Banten Kidul sendiri didirikan saat Inggris menguasai wilayah Banten pada 1811–1816 di bawah Thomas Stamford Raffles. Kabupaten Banten Kidul beribu kota di Cilangkahan, dan dipimpin seorang Bupati, Tumenggung Suradilaga (Raden Muhammad).
Setelah Belanda kembali berkuasa, struktur pemerintahan Inggris dibongkar, dan Banten Kidul dihapus.

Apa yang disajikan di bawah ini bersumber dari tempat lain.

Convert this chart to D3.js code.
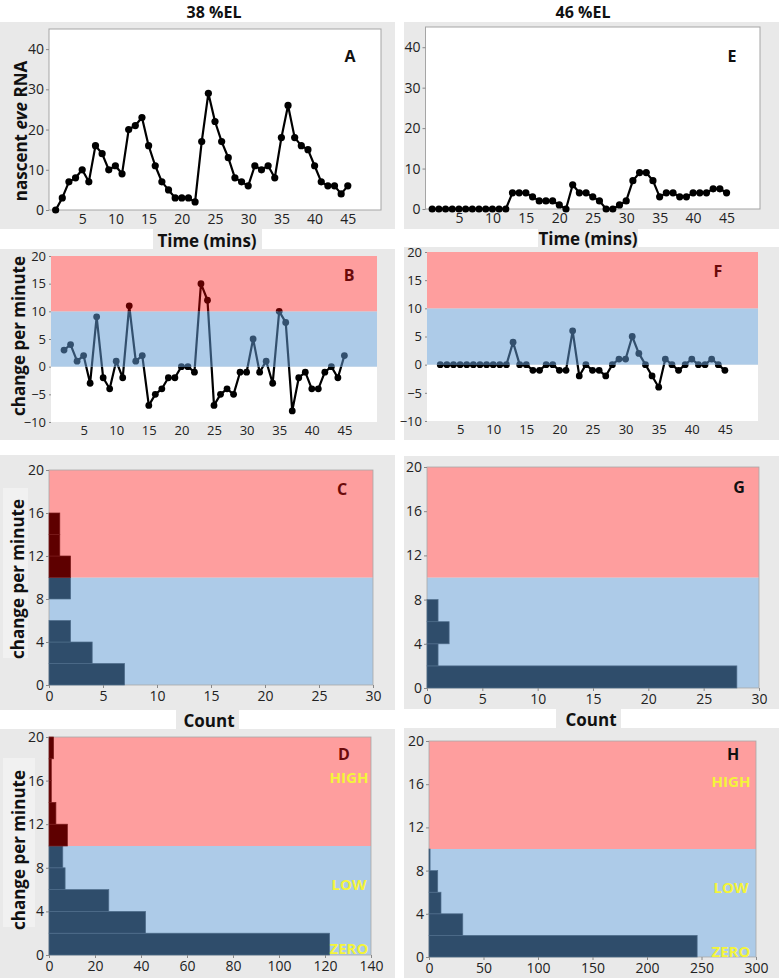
<!DOCTYPE html>
<html><head><meta charset="utf-8">
<script src="https://cdn.jsdelivr.net/npm/d3@7"></script>
<style>
body{margin:0;background:#fff}
svg{display:block}
text{font-family:"Open Sans","Noto Sans",sans-serif}
</style>
</head><body><svg id="chart" width="779" height="978"></svg>
<script>
// ---------------- DATA ----------------
const minutes = [1,2,3,4,5,6,7,8,9,10,11,12,13,14,15,16,17,18,19,20,21,22,23,24,25,26,27,28,29,30,31,32,33,34,35,36,37,38,39,40,41,42,43,44,45];
const rna38 = [0,3,7,8,10,7,16,14,10,11,9,20,21,23,16,11,7,5,3,3,3,2,17,29,22,17,13,8,7,6,11,10,11,8,18,26,18,16,15,11,7,6,6,4,6];
const rna46 = [0,0,0,0,0,0,0,0,0,0,0,0,4,4,4,3,2,2,2,1,0,6,4,4,3,2,0,0,1,2,7,9,9,7,3,4,4,3,3,4,4,4,5,5,4];
const changeMinutes = [2,3,4,5,6,7,8,9,10,11,12,13,14,15,16,17,18,19,20,21,22,23,24,25,26,27,28,29,30,31,32,33,34,35,36,37,38,39,40,41,42,43,44,45];
const change38 = [3,4,1,2,-3,9,-2,-4,1,-2,11,1,2,-7,-5,-4,-2,-2,0,0,-1,15,12,-7,-5,-4,-5,-1,-1,5,-1,1,-3,10,8,-8,-2,-1,-4,-4,-1,0,-2,2];
const change46 = [0,0,0,0,0,0,0,0,0,0,0,4,0,0,-1,-1,0,0,-1,-1,6,-2,0,-1,-1,-2,0,1,1,5,2,0,-2,-4,1,0,-1,0,1,0,0,1,0,-1];
const binStarts = [0,2,4,6,8,10,12,14,16,18];
const binWidth = 2;
const count38 = [7,4,2,0,2,2,1,1,0,0];
const count46 = [28,1,2,1,0,0,0,0,0,0];
const countAll38 = [122,42,26,7,6,8,3,1,1,2];
const countAll46 = [246,31,11,8,1,0,0,0,0,0];
const rnaTicks = [0,10,20,30,40];
const timeTicks = [5,10,15,20,25,30,35,40,45];
const changeTicks = [-10,-5,0,5,10,15,20];
const histYTicks = [0,4,8,12,16,20];
const countTicksC = [0,5,10,15,20,25,30];
const countTicksD = [0,20,40,60,80,100,120,140];
const countTicksH = [0,50,100,150,200,250,300];
const columnTitles = ["38 %EL","46 %EL"];

// ---------------- STYLE ----------------
const GRAY = "#e9e9e9";
const RED_BAND = "#fe9e9e";
const BLUE_BAND = "#adcbe8";
const DARK_BLUE = "#2f4d6b";
const DARK_RED = "#5e0000";
const LETTER_RED = "#6b0a0a";
const YELLOW = "#f4f43a";
const FONT = '"Open Sans","Noto Sans",sans-serif';

const svg = d3.select("#chart");
const defs = svg.append("defs");

function rect(x0,y0,x1,y1,fill){
  return svg.append("rect").attr("x",x0).attr("y",y0).attr("width",x1-x0).attr("height",y1-y0).attr("fill",fill);
}
function label(x,y,txt,opts={}){
  const t = svg.append("text").attr("x",x).attr("y",y).text(txt)
    .attr("text-anchor",opts.anchor||"middle")
    .attr("dominant-baseline",opts.baseline||"central")
    .style("font-size",(opts.size||15)+"px")
    .style("font-weight",opts.weight||"bold")
    .attr("fill",opts.fill||"#111");
  return t;
}
function styleAxis(g,fs){
  g.attr("font-family",FONT).attr("font-size",fs);
  g.select(".domain").remove();
  g.selectAll(".tick line").attr("stroke","#888");
  g.selectAll(".tick text").attr("fill","#222");
}
function yLabel(cx,cy,parts){
  const t = svg.append("text").attr("transform",`translate(${cx},${cy}) rotate(-90)`)
    .attr("text-anchor","middle").attr("dominant-baseline","central")
    .style("font-size","17px").style("font-weight","bold").attr("fill","#111");
  parts.forEach(p=>t.append("tspan").text(p.t).style("font-style",p.i?"italic":"normal"));
}

// panel backgrounds
rect(0,22,395,229,GRAY); rect(404,22,779,229,GRAY);
rect(0,249,395,440,GRAY); rect(404,247,779,440,GRAY);
rect(0,455,395,710,GRAY); rect(404,456,779,709,GRAY);
rect(0,729,395,978,GRAY); rect(404,728,779,978,GRAY);
// label boxes
rect(153,229,262,251,GRAY); rect(538,229,638,249,GRAY);
rect(176,709,239,731,GRAY); rect(556,708,621,730,GRAY);
rect(3,488,28,658,"#f1f1f1"); rect(3,758,35,927,"#f1f1f1");

// column titles
label(214,18,columnTitles[0],{size:16,baseline:"alphabetic"});
label(583,18,columnTitles[1],{size:16,baseline:"alphabetic"});

// ---------------- LINE PANELS (A, E) ----------------
function rnaPanel(xr,yr,values,letter,lx,ly){
  const x = d3.scaleLinear().domain([0,50]).range(xr);
  const y = d3.scaleLinear().domain([0,45]).range(yr);
  svg.append("rect").attr("x",xr[0]).attr("y",yr[1]).attr("width",xr[1]-xr[0]).attr("height",yr[0]-yr[1])
    .attr("fill","#fff").attr("stroke","#a5a5a5").attr("stroke-width",1);
  const ga = svg.append("g").attr("transform",`translate(${xr[0]},0)`)
    .call(d3.axisLeft(y).tickValues(rnaTicks).tickSize(3).tickPadding(2));
  styleAxis(ga,14);
  const gx = svg.append("g").attr("transform",`translate(0,${yr[0]})`)
    .call(d3.axisBottom(x).tickValues(timeTicks).tickSize(0).tickPadding(4));
  styleAxis(gx,14);
  const pts = minutes.map((m,i)=>[m,values[i]]);
  svg.append("path").datum(pts)
    .attr("d",d3.line().x(d=>x(d[0])).y(d=>y(d[1])))
    .attr("fill","none").attr("stroke","#000").attr("stroke-width",2.2).attr("stroke-linejoin","round");
  svg.append("g").selectAll("circle").data(pts).join("circle")
    .attr("cx",d=>x(d[0])).attr("cy",d=>y(d[1])).attr("r",3.6).attr("fill","#000");
  label(lx,ly,letter,{size:16});
}
rnaPanel([49,381],[210,29],rna38,"A",350,56);
rnaPanel([425.5,760],[209,27],rna46,"E",732,56);
label(207,240,"Time (mins)",{size:17});
label(588,238,"Time (mins)",{size:17});
yLabel(20,131,[{t:"nascent "},{t:"eve",i:true},{t:" RNA"}]);

// ---------------- CHANGE PANELS (B, F) ----------------
let clipId = 0;
function changePanel(xr,yr,values,letter,lx,ly){
  const x = d3.scaleLinear().domain([0,50]).range(xr);
  const y = d3.scaleLinear().domain([-10,20]).range(yr);
  const w = xr[1]-xr[0];
  svg.append("rect").attr("x",xr[0]).attr("y",y(0)).attr("width",w).attr("height",y(-10)-y(0)).attr("fill","#fff");
  svg.append("rect").attr("x",xr[0]).attr("y",y(10)).attr("width",w).attr("height",y(0)-y(10)).attr("fill",BLUE_BAND);
  svg.append("rect").attr("x",xr[0]).attr("y",y(20)).attr("width",w).attr("height",y(10)-y(20)).attr("fill",RED_BAND);
  const ga = svg.append("g").attr("transform",`translate(${xr[0]},0)`)
    .call(d3.axisLeft(y).tickValues(changeTicks).tickSize(2).tickPadding(3));
  styleAxis(ga,13);
  const gx = svg.append("g").attr("transform",`translate(0,${yr[0]})`)
    .call(d3.axisBottom(x).tickValues(timeTicks).tickSize(0).tickPadding(4));
  styleAxis(gx,13);
  const pts = changeMinutes.map((m,i)=>[m,values[i]]);
  const bands = [
    {lo:-12,hi:0,color:"#000"},
    {lo:0,hi:10,color:"#33506e"},
    {lo:10,hi:22,color:DARK_RED}
  ];
  bands.forEach(b=>{
    const id = "clip"+(clipId++);
    defs.append("clipPath").attr("id",id).append("rect")
      .attr("x",xr[0]-10).attr("width",w+20)
      .attr("y",y(b.hi)).attr("height",y(b.lo)-y(b.hi));
    const g = svg.append("g").attr("clip-path",`url(#${id})`);
    g.append("path").datum(pts)
      .attr("d",d3.line().x(d=>x(d[0])).y(d=>y(d[1])))
      .attr("fill","none").attr("stroke",b.color).attr("stroke-width",2.2).attr("stroke-linejoin","round");
    g.selectAll("circle").data(pts).join("circle")
      .attr("cx",d=>x(d[0])).attr("cy",d=>y(d[1])).attr("r",3.4).attr("fill",b.color);
  });
  label(lx,ly,letter,{size:16,fill:LETTER_RED});
}
changePanel([51,377],[422,256],change38,"B",349,275);
changePanel([427,758],[421,252],change46,"F",718,271);
yLabel(18,336,[{t:"change per minute"}]);

// ---------------- HISTOGRAM PANELS (C, G, D, H) ----------------
function histPanel(xr,yr,xmax,xticks,counts,letter,lx,ly,letterFill,tags,tagX){
  const x = d3.scaleLinear().domain([0,xmax]).range(xr);
  const y = d3.scaleLinear().domain([0,20]).range(yr);
  const w = xr[1]-xr[0];
  svg.append("rect").attr("x",xr[0]).attr("y",y(10)).attr("width",w).attr("height",y(0)-y(10)).attr("fill",BLUE_BAND);
  svg.append("rect").attr("x",xr[0]).attr("y",y(20)).attr("width",w).attr("height",y(10)-y(20)).attr("fill",RED_BAND);
  svg.append("rect").attr("x",xr[0]).attr("y",yr[1]).attr("width",w).attr("height",yr[0]-yr[1])
    .attr("fill","none").attr("stroke","#a8a8a8").attr("stroke-width",0.8);
  const bins = binStarts.map((b,i)=>({b,c:counts[i]})).filter(d=>d.c>0);
  svg.append("g").selectAll("rect").data(bins).join("rect")
    .attr("x",x(0)).attr("width",d=>x(d.c)-x(0))
    .attr("y",d=>y(d.b+binWidth)).attr("height",d=>y(d.b)-y(d.b+binWidth))
    .attr("fill",d=>d.b>=10?DARK_RED:DARK_BLUE)
    .attr("stroke",d=>d.b>=10?"#7a1c1c":"#4f6d8b").attr("stroke-width",0.7);
  const ga = svg.append("g").attr("transform",`translate(${xr[0]},0)`)
    .call(d3.axisLeft(y).tickValues(histYTicks).tickSize(3).tickPadding(2));
  styleAxis(ga,14);
  const gx = svg.append("g").attr("transform",`translate(0,${yr[0]})`)
    .call(d3.axisBottom(x).tickValues(xticks).tickSize(3).tickPadding(3));
  styleAxis(gx,14);
  label(lx,ly,letter,{size:16,fill:letterFill});
  if(tags){
    label(tagX,y(16.3),"HIGH",{size:15,fill:YELLOW});
    label(tagX,y(6.5),"LOW",{size:15,fill:YELLOW});
    label(tagX,y(0.6),"ZERO",{size:15,fill:YELLOW});
  }
}
histPanel([49,373],[685,470],30,countTicksC,count38,"C",342,489,LETTER_RED,false);
histPanel([427,759],[688,467],30,countTicksC,count46,"G",739,487,"#111",false);
histPanel([49,371],[955,737],140,countTicksD,countAll38,"D",344,754,LETTER_RED,true,349);
histPanel([429,756],[957,741],300,countTicksH,countAll46,"H",733,754,"#111",true,731);
label(209,720,"Count",{size:17});
label(591,719,"Count",{size:17});
yLabel(17,579,[{t:"change per minute"}]);
yLabel(18,850,[{t:"change per minute"}]);
</script>
</body></html>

Sebagai gantinya, lahirlah Kabupaten Lebak, pada tanggal 2 Desember 1828 dengan ibu kota di Lebak Parahiyang, Leuwidamar, sekitar 10 KM dari Cikeuyeup.
Bagi warga Gununganten, Raden Jayasakti bukan sekadar nama dalam buku sejarah. Ia adalah cermin nilai: bahwa kekuatan sejati tidak terletak pada pedang dan takhta, tetapi pada keberanian memilih jalan damai, hidup sederhana, dan menyatu dengan rakyat.
Gununganten berdiri di persimpangan dua dunia: masa lalu yang agung, dan masa depan yang tengah dirintis. Jalan cor adalah awal, tetapi jembatan permanen di Kebon Kopi yang melintas Kali Ciujung masih menjadi mimpi yang menggantung.
Bagi warga Gununganten, membangun bukan hanya sekedar soal infrastruktur, melainkan juga bentuk penghormatan terhadap sejarah. Dan di desa kecil ini, sejarah tidak hanya tercetak dalam buku—ia hidup, bernapas, dan terus dilantunkan dalam doa di kaki makam tua.—(****)
*). Penulis, Pengurus Paguyuban Pasundan di Banten
Raden Jayasakti, patih kerajaan Sumedang Larang, bagi warga Desa Gununganten, Banten, namanya tak akan pernah dilupakan. Semoga ada rekan yang melengkapi catatan tulisan ini, agar jejak leluhur menjadi lengkap dan sebagai titian generasi kini.